The centrepiece of the complex is L’Hemisfèric, completed in 1998. The building includes an IMAX cinema, a planetarium and a laser show.
The building, with a surface of 13,000 sq m, resembles an unblinking, heavy-lidded, giant eye, or the ‘eye of knowledge.’ Its design resembles an eyelid that opens to access the surrounding water pool. The bottom of the pool is glass, creating the illusion of the eye as a whole. The dome or the iris of the eye is a theatre.
El Museu de les Ciències Príncipe Felipe opened in 2000. This is an interactive museum of science and stretches like the giant skeleton of a whale within the city. It occupies around 42,000 sq m on three floors, including 26,000 sq m of exhibition space, the largest in Spain.
L’Umbracle (2001) is a 320 m long, 60 m wide, portal that links the buildings in the park, but it also includes a car park and offices. On top of this building, a landscaped walk includes 55 fixed arches and 54 floating arches that stand 18 m high, like a feathery ribbed roof.
Here is a collection of plants and trees carefully picked to change colour with each season, and a changing collection of free-standing sculptures. The garden includes 99 palm trees, 78 small palm trees, 62 bitter orange trees, 42 varieties of shrubs, 450 climbing plants, 5,500 ground cover plants and over 100 aromatic plants.
L’Oceanogràfic (2003) is an open-air oceanographic park and the largest oceanographic aquarium in Europe with 110,000 sq m and 42 million litres of water. It was built in the shape of a water lily and is the work of architect Félix Candela, whose concepts here are reminiscent of Antoni Gaudí’s work in Barcelona.

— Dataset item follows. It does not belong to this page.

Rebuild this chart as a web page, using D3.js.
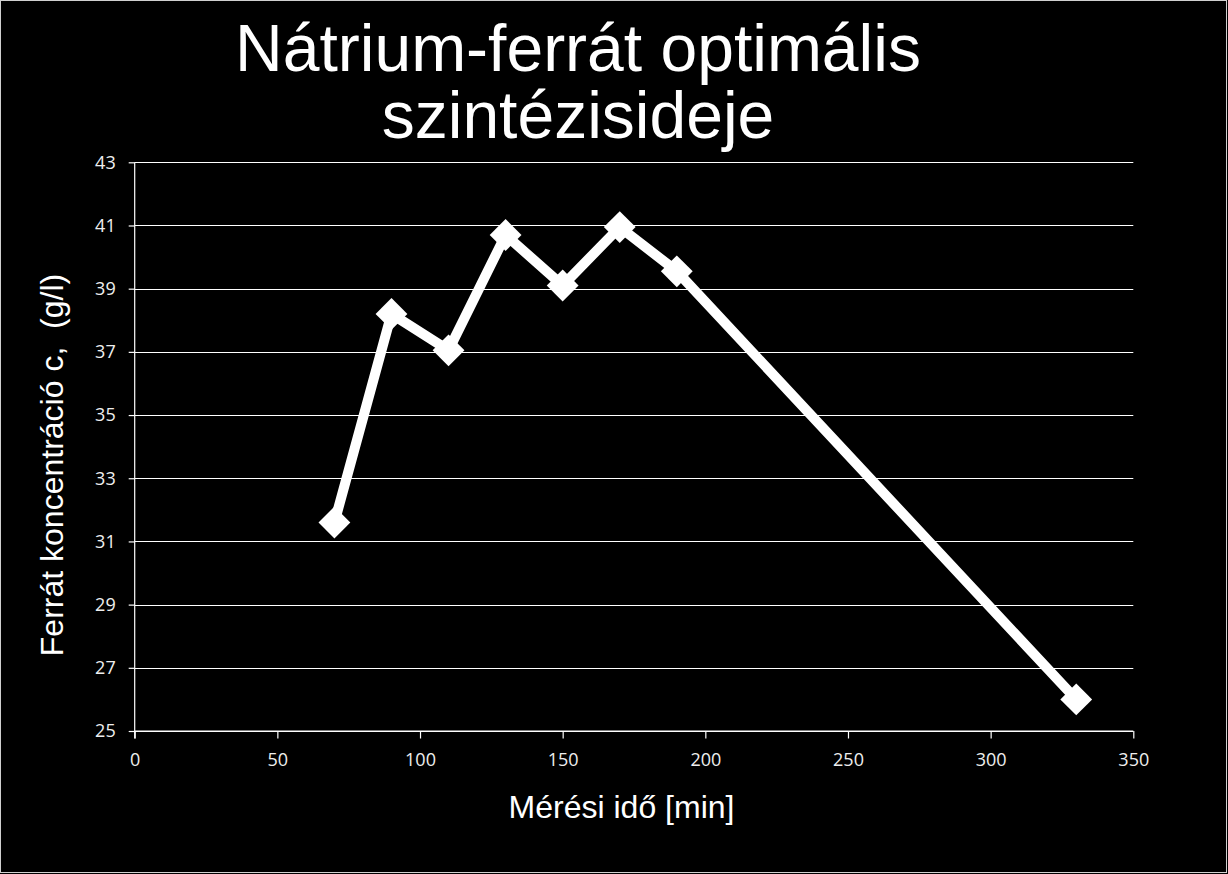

El Palau de les Arts Reina Sofia (2005) broods over the riverbed like a giant beetle, its shell shimmering with translucent, mosaic tiles. This is an opera house and a performing arts centre, surrounded by 87,000 sq m of landscape and water, as well as 10,000 sq m of walking area.
The Palau de Les Arts has four sections: the main hall, the master hall, the auditorium, and the Martin y Soler theatre. The building has a metallic feather outer roof that rests on two supports and is 230 m long and 70 m high.
El Pont de l’Assut de l’Or (2008) is a white cable-stayed bridge crossing the dry Turia riverbed, connecting the south side with Minorca Street, in between El Museu de les Ciències and L’Agora. The tower of the bridge, at 125 m high, is the highest point in Valencia.
L’Àgora was inaugurated in 2011 but has still not been completed. One guidebook describes is as ‘poking out of the ground like a giant purple mussel.’ This covered plaza hosts concerts, sporting events, exhibitions, conventions and congresses.
The ‘City of Sciences’ has beset by controversy from the beginning. The conservative Popular Party dismissed it as a ‘work of the pharaohs’ that would serve only to swell the ego of the Socialists, the driving forces behind the initiative. But later Popular Party governments expanded the complex beyond the original project and the enormous cost threatened to bankrupt Valencia.
The Palau de les Arts alone went €45 million over budget and has had many structural problems. But a report last year said the economic impact of the complex is €113 million a year and generates 3,509 jobs.